— start DATA EXTRACT —
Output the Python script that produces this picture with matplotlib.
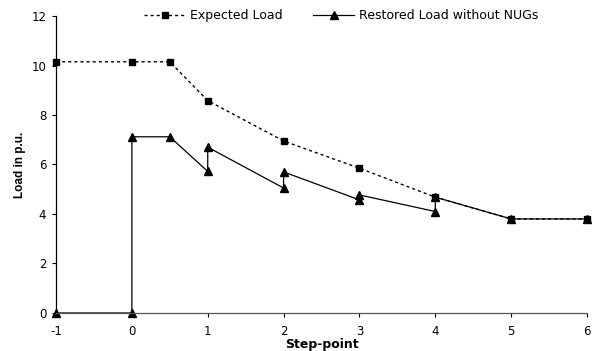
import matplotlib
matplotlib.use("Agg")
import matplotlib.pyplot as plt

plt.rcParams['font.family'] = ['DejaVu Sans']
plt.rcParams['axes.unicode_minus'] = False

exp_x = [-1, 0, 0.5, 1, 2, 3, 4, 5, 6]
exp_y = [10.15, 10.15, 10.15, 8.58, 6.95, 5.85, 4.68, 3.8, 3.8]

res_x = [-1, 0, 0, 0.5, 1, 1, 2, 2, 3, 3, 4, 4, 5, 6]
res_y = [0, 0, 7.12, 7.12, 5.72, 6.7, 5.05, 5.7, 4.57, 4.77, 4.1, 4.68, 3.8, 3.8]

xticks = [-1, 0, 1, 2, 3, 4, 5, 6]
yticks = [0, 2, 4, 6, 8, 10, 12]

fig = plt.figure(figsize=(6.03, 3.51), dpi=100)
ax = fig.add_axes([0.0929, 0.1083, 0.8806, 0.8461])

ax.plot(res_x, res_y, color='black', lw=0.9, marker='^', ms=5.2,
        label='Restored Load without NUGs', zorder=2, clip_on=False)
ax.plot(exp_x, exp_y, color='black', lw=1.0, ls=(0, (2.2, 2.2)), marker='s', ms=4.5,
        label='Expected Load', zorder=3, clip_on=False)

ax.set_xlim(-1, 6)
ax.set_ylim(0, 12)
ax.set_xticks(xticks)
ax.set_yticks(yticks)
ax.tick_params(labelsize=8.5, length=3, width=0.8, colors='black')
ax.tick_params(axis='x', pad=6)
ax.tick_params(axis='y', pad=4)
for s in ['top', 'right']:
    ax.spines[s].set_visible(False)
for s in ['left', 'bottom']:
    ax.spines[s].set_linewidth(0.9)
ax.spines['bottom'].set_color('#555555')

ax.set_xlabel('Step-point', fontsize=9, fontweight='bold', labelpad=0)
ax.set_ylabel('Load in p.u.', fontsize=8.5, fontweight='bold', labelpad=4,
              family=['Liberation Sans', 'DejaVu Sans'])

h, l = ax.get_legend_handles_labels()
fig.legend([h[1], h[0]], [l[1], l[0]], ncol=2, frameon=False, loc='center',
           bbox_to_anchor=(0.566, 0.955), fontsize=9, handlelength=3.3,
           handletextpad=0.4, columnspacing=2.4, borderaxespad=0)

fig.savefig('out.png', dpi=100)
— end DATA EXTRACT —
#### YOUR GOAL
Copy all the data exactly as written, but skip any picture.

#### THE REPLY
Output the Python script that produces this picture with matplotlib.
import matplotlib
matplotlib.use("Agg")
import matplotlib.pyplot as plt

plt.rcParams['font.family'] = ['DejaVu Sans']
plt.rcParams['axes.unicode_minus'] = False

exp_x = [-1, 0, 0.5, 1, 2, 3, 4, 5, 6]
exp_y = [10.15, 10.15, 10.15, 8.58, 6.95, 5.85, 4.68, 3.8, 3.8]

res_x = [-1, 0, 0, 0.5, 1, 1, 2, 2, 3, 3, 4, 4, 5, 6]
res_y = [0, 0, 7.12, 7.12, 5.72, 6.7, 5.05, 5.7, 4.57, 4.77, 4.1, 4.68, 3.8, 3.8]

xticks = [-1, 0, 1, 2, 3, 4, 5, 6]
yticks = [0, 2, 4, 6, 8, 10, 12]

fig = plt.figure(figsize=(6.03, 3.51), dpi=100)
ax = fig.add_axes([0.0929, 0.1083, 0.8806, 0.8461])

ax.plot(res_x, res_y, color='black', lw=0.9, marker='^', ms=5.2,
        label='Restored Load without NUGs', zorder=2, clip_on=False)
ax.plot(exp_x, exp_y, color='black', lw=1.0, ls=(0, (2.2, 2.2)), marker='s', ms=4.5,
        label='Expected Load', zorder=3, clip_on=False)

ax.set_xlim(-1, 6)
ax.set_ylim(0, 12)
ax.set_xticks(xticks)
ax.set_yticks(yticks)
ax.tick_params(labelsize=8.5, length=3, width=0.8, colors='black')
ax.tick_params(axis='x', pad=6)
ax.tick_params(axis='y', pad=4)
for s in ['top', 'right']:
    ax.spines[s].set_visible(False)
for s in ['left', 'bottom']:
    ax.spines[s].set_linewidth(0.9)
ax.spines['bottom'].set_color('#555555')

ax.set_xlabel('Step-point', fontsize=9, fontweight='bold', labelpad=0)
ax.set_ylabel('Load in p.u.', fontsize=8.5, fontweight='bold', labelpad=4,
              family=['Liberation Sans', 'DejaVu Sans'])

h, l = ax.get_legend_handles_labels()
fig.legend([h[1], h[0]], [l[1], l[0]], ncol=2, frameon=False, loc='center',
           bbox_to_anchor=(0.566, 0.955), fontsize=9, handlelength=3.3,
           handletextpad=0.4, columnspacing=2.4, borderaxespad=0)

fig.savefig('out.png', dpi=100)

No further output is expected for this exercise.